Emit the data below verbatim, stripping out any pictures.
(begin)
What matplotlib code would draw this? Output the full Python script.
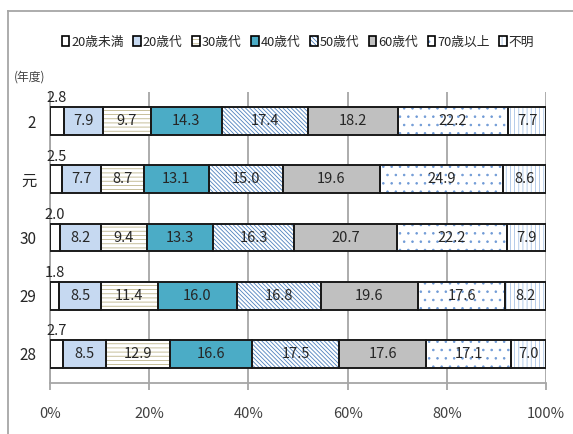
import matplotlib
matplotlib.use("Agg")
import matplotlib.pyplot as plt
import numpy as np
from matplotlib.patches import Patch
from matplotlib.legend_handler import HandlerTuple
from matplotlib.lines import Line2D

plt.rcParams['font.family'] = ['Noto Sans CJK JP', 'DejaVu Sans']
plt.rcParams['hatch.linewidth'] = 0.6

# data (percent)
years = ['2', '元', '30', '29', '28']
groups = ['20歳未満', '20歳代', '30歳代', '40歳代', '50歳代', '60歳代', '70歳以上', '不明']
values = {
    '20歳未満': [2.8, 2.5, 2.0, 1.8, 2.7],
    '20歳代':   [7.9, 7.7, 8.2, 8.5, 8.5],
    '30歳代':   [9.7, 8.7, 9.4, 11.4, 12.9],
    '40歳代':   [14.3, 13.1, 13.3, 16.0, 16.6],
    '50歳代':   [17.4, 15.0, 16.3, 16.8, 17.5],
    '60歳代':   [18.2, 19.6, 20.7, 19.6, 17.6],
    '70歳以上': [22.2, 24.9, 22.2, 17.6, 17.1],
    '不明':     [7.7, 8.6, 7.9, 8.2, 7.0],
}

# style per group: facecolor, hatch, hatch colour
styles = {
    '20歳未満': ('white', None, None),
    '20歳代':   ('#c6d9f1', None, None),
    '30歳代':   ('white', '----', '#bdb48a'),
    '40歳代':   ('#4bacc6', None, None),
    '50歳代':   ('white', '\\' * 8, '#4f81bd'),
    '60歳代':   ('#c0c0c0', None, None),
    '70歳以上': ('white', '..', '#6f9ad6'),
    '不明':     ('white', '||||', '#a9c4e6'),
}

fig = plt.figure(figsize=(5.73, 4.34), dpi=100)
ax = fig.add_axes([0.0873, 0.1175, 0.8656, 0.6705])

y = np.arange(len(years))
data = np.array([values[g] for g in groups])
totals = data.sum(axis=0)
pct = data / totals * 100
left = np.zeros(len(years))
bar_h = 0.48

handles = []
for i, g in enumerate(groups):
    fc, hatch, hc = styles[g]
    w = pct[i]
    if hatch:
        ax.barh(y, w, left=left, height=bar_h, color=fc, hatch=hatch,
                edgecolor=hc, linewidth=0, zorder=3)
    else:
        ax.barh(y, w, left=left, height=bar_h, color=fc, linewidth=0, zorder=3)
    ax.barh(y, w, left=left, height=bar_h, fill=False, edgecolor='#1a1a1a',
            linewidth=1.4, zorder=4)
    for j in range(len(years)):
        cx = left[j] + w[j] / 2
        if i == 0:
            ax.text(cx, y[j] - bar_h / 2 - 0.03, f'{values[g][j]:.1f}', ha='center',
                    va='bottom', fontsize=10.5, color='#262626', zorder=5)
        else:
            ax.text(cx, y[j], f'{values[g][j]:.1f}', ha='center', va='center',
                    fontsize=10.5, color='#262626', zorder=5)
    left += w
    if hatch:
        p1 = Patch(facecolor=fc, hatch=hatch, edgecolor=hc, linewidth=0)
    else:
        p1 = Patch(facecolor=fc, linewidth=0)
    p2 = Patch(fill=False, edgecolor='black', linewidth=1.2)
    handles.append((p1, p2))

ax.set_xlim(0, 100)
ax.set_ylim(len(years) - 0.5, -0.5)
ax.set_xticks([0, 20, 40, 60, 80, 100])
ax.set_xticklabels(['0%', '20%', '40%', '60%', '80%', '100%'])
ax.set_yticks(y)
ax.set_yticklabels(years)
ax.xaxis.grid(True, color='#a6a6a6', linewidth=1.3, zorder=0)
ax.set_axisbelow(True)
for s in ['top', 'right']:
    ax.spines[s].set_visible(False)
for s in ['left', 'bottom']:
    ax.spines[s].set_color('#a6a6a6')
    ax.spines[s].set_linewidth(1.3)
ax.tick_params(axis='x', length=5, width=1.3, color='#a6a6a6', pad=12,
               labelsize=10.5, labelcolor='#404040')
ax.tick_params(axis='y', length=0, pad=10, labelsize=11, labelcolor='#262626')

fig.text(0.024, 0.823, '(年度)', fontsize=8.5, color='#404040', va='center')

fig.legend(handles, groups, handler_map={tuple: HandlerTuple(ndivide=1, pad=0)},
           loc='center', bbox_to_anchor=(0.52, 0.903), ncol=8, frameon=False,
           fontsize=9.2, handlelength=0.6, handleheight=0.85, handletextpad=0.15,
           columnspacing=0.75, labelcolor='#262626')

# outer chart frame
fig.add_artist(Line2D([0.014, 0.014], [0, 0.9747], color='#a6a6a6', linewidth=1.3))
fig.add_artist(Line2D([0.014, 1], [0.9747, 0.9747], color='#a6a6a6', linewidth=1.3))

fig.savefig('out.png', dpi=100)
(end)
**TASK ANSWER:**
What matplotlib code would draw this? Output the full Python script.
import matplotlib
matplotlib.use("Agg")
import matplotlib.pyplot as plt
import numpy as np
from matplotlib.patches import Patch
from matplotlib.legend_handler import HandlerTuple
from matplotlib.lines import Line2D

plt.rcParams['font.family'] = ['Noto Sans CJK JP', 'DejaVu Sans']
plt.rcParams['hatch.linewidth'] = 0.6

# data (percent)
years = ['2', '元', '30', '29', '28']
groups = ['20歳未満', '20歳代', '30歳代', '40歳代', '50歳代', '60歳代', '70歳以上', '不明']
values = {
    '20歳未満': [2.8, 2.5, 2.0, 1.8, 2.7],
    '20歳代':   [7.9, 7.7, 8.2, 8.5, 8.5],
    '30歳代':   [9.7, 8.7, 9.4, 11.4, 12.9],
    '40歳代':   [14.3, 13.1, 13.3, 16.0, 16.6],
    '50歳代':   [17.4, 15.0, 16.3, 16.8, 17.5],
    '60歳代':   [18.2, 19.6, 20.7, 19.6, 17.6],
    '70歳以上': [22.2, 24.9, 22.2, 17.6, 17.1],
    '不明':     [7.7, 8.6, 7.9, 8.2, 7.0],
}

# style per group: facecolor, hatch, hatch colour
styles = {
    '20歳未満': ('white', None, None),
    '20歳代':   ('#c6d9f1', None, None),
    '30歳代':   ('white', '----', '#bdb48a'),
    '40歳代':   ('#4bacc6', None, None),
    '50歳代':   ('white', '\\' * 8, '#4f81bd'),
    '60歳代':   ('#c0c0c0', None, None),
    '70歳以上': ('white', '..', '#6f9ad6'),
    '不明':     ('white', '||||', '#a9c4e6'),
}

fig = plt.figure(figsize=(5.73, 4.34), dpi=100)
ax = fig.add_axes([0.0873, 0.1175, 0.8656, 0.6705])

y = np.arange(len(years))
data = np.array([values[g] for g in groups])
totals = data.sum(axis=0)
pct = data / totals * 100
left = np.zeros(len(years))
bar_h = 0.48

handles = []
for i, g in enumerate(groups):
    fc, hatch, hc = styles[g]
    w = pct[i]
    if hatch:
        ax.barh(y, w, left=left, height=bar_h, color=fc, hatch=hatch,
                edgecolor=hc, linewidth=0, zorder=3)
    else:
        ax.barh(y, w, left=left, height=bar_h, color=fc, linewidth=0, zorder=3)
    ax.barh(y, w, left=left, height=bar_h, fill=False, edgecolor='#1a1a1a',
            linewidth=1.4, zorder=4)
    for j in range(len(years)):
        cx = left[j] + w[j] / 2
        if i == 0:
            ax.text(cx, y[j] - bar_h / 2 - 0.03, f'{values[g][j]:.1f}', ha='center',
                    va='bottom', fontsize=10.5, color='#262626', zorder=5)
        else:
            ax.text(cx, y[j], f'{values[g][j]:.1f}', ha='center', va='center',
                    fontsize=10.5, color='#262626', zorder=5)
    left += w
    if hatch:
        p1 = Patch(facecolor=fc, hatch=hatch, edgecolor=hc, linewidth=0)
    else:
        p1 = Patch(facecolor=fc, linewidth=0)
    p2 = Patch(fill=False, edgecolor='black', linewidth=1.2)
    handles.append((p1, p2))

ax.set_xlim(0, 100)
ax.set_ylim(len(years) - 0.5, -0.5)
ax.set_xticks([0, 20, 40, 60, 80, 100])
ax.set_xticklabels(['0%', '20%', '40%', '60%', '80%', '100%'])
ax.set_yticks(y)
ax.set_yticklabels(years)
ax.xaxis.grid(True, color='#a6a6a6', linewidth=1.3, zorder=0)
ax.set_axisbelow(True)
for s in ['top', 'right']:
    ax.spines[s].set_visible(False)
for s in ['left', 'bottom']:
    ax.spines[s].set_color('#a6a6a6')
    ax.spines[s].set_linewidth(1.3)
ax.tick_params(axis='x', length=5, width=1.3, color='#a6a6a6', pad=12,
               labelsize=10.5, labelcolor='#404040')
ax.tick_params(axis='y', length=0, pad=10, labelsize=11, labelcolor='#262626')

fig.text(0.024, 0.823, '(年度)', fontsize=8.5, color='#404040', va='center')

fig.legend(handles, groups, handler_map={tuple: HandlerTuple(ndivide=1, pad=0)},
           loc='center', bbox_to_anchor=(0.52, 0.903), ncol=8, frameon=False,
           fontsize=9.2, handlelength=0.6, handleheight=0.85, handletextpad=0.15,
           columnspacing=0.75, labelcolor='#262626')

# outer chart frame
fig.add_artist(Line2D([0.014, 0.014], [0, 0.9747], color='#a6a6a6', linewidth=1.3))
fig.add_artist(Line2D([0.014, 1], [0.9747, 0.9747], color='#a6a6a6', linewidth=1.3))

fig.savefig('out.png', dpi=100)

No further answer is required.